Names were missing from voting lists across all 155 polling stations in Barnet for the mayoral and London Assembly elections between 7am and around 10.40am this morning.
The Conservative-run council has apologised and is now offering proxy votes for those unable to visit a polling booth later, allowing others to vote on their behalf.
A Barnet Council spokesman said: “Anyone who attended a polling station in Barnet this morning, and was turned away and therefore could not vote, and was unable to return due to work reasons, may be able to use an emergency proxy vote.
“They will need to complete an application form on our website (www.barnet.gov.uk) and return it by 5pm today.”
Barnet has not said how many of its 236,196 registered voters were turned away, but disgruntled residents turned to Twitter to vent their frustration.

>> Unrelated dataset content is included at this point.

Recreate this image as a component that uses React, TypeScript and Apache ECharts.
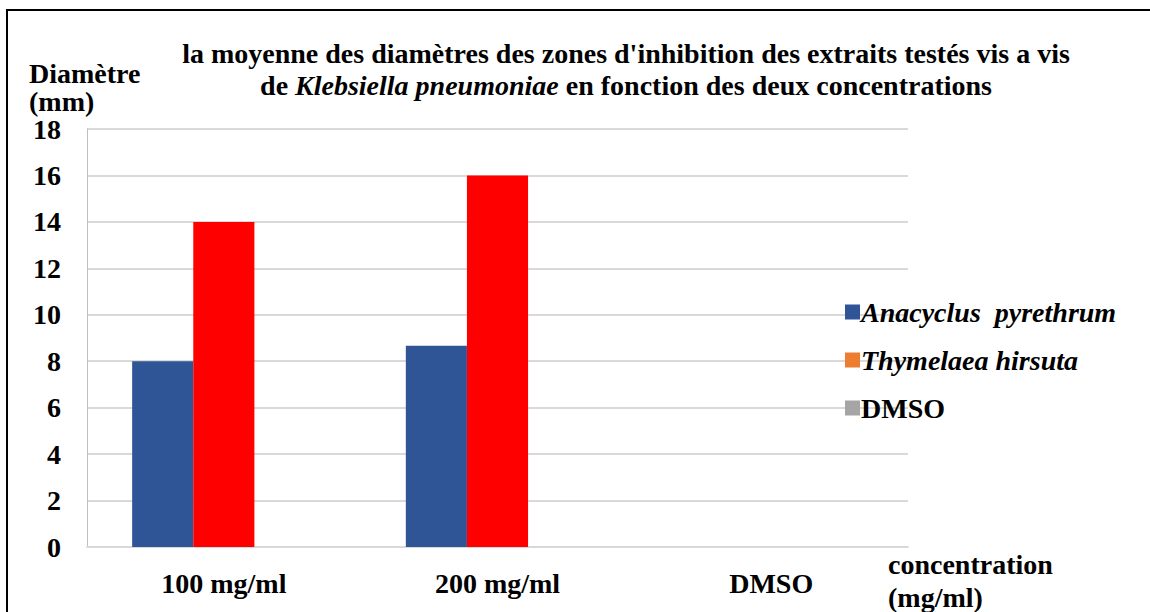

Barnet was famously dubbed the “Easyjet” council because it has outsourced vast proportions of its services to private contractors - but voter registration is performed in-house.
The council admitted that “a number of people who had not brought their polling card with them were unable to vote” - although polling cards explicitly state they are not needed.
Although it is unclear what exactly went wrong, reports have suggested polling station staff only had the updates to the electoral register, rather than the entire roll call of voters.
As well as choosing their mayor, Londoners are electing members of the Greater London Assembly (GLA) today.
Andrew Dismore is the Labour incumbent for the GLA constituency of Camden and Barnet - with Camden the more Labour-leaning borough and Barnet traditionally more Tory-leaning.
By 10.40am, the council said the updated electoral registers were in place and that normal service had been resumed.
Candidates and voters are able to challenge the result of the elections in London by lodging a petition with the Royal Courts of Justice.
Lutfer Rahman’s election as Mayor of Tower of Hamlets was declared null and void in April 2015 following an election petition from disgruntled voters.
One mayoral candidate, Sophie Walker of the Women’s Equality Party, herself a Barnet resident, has registered a complaint with the council and with the London Assembly, amidst calls for a public enquiry into what went wrong.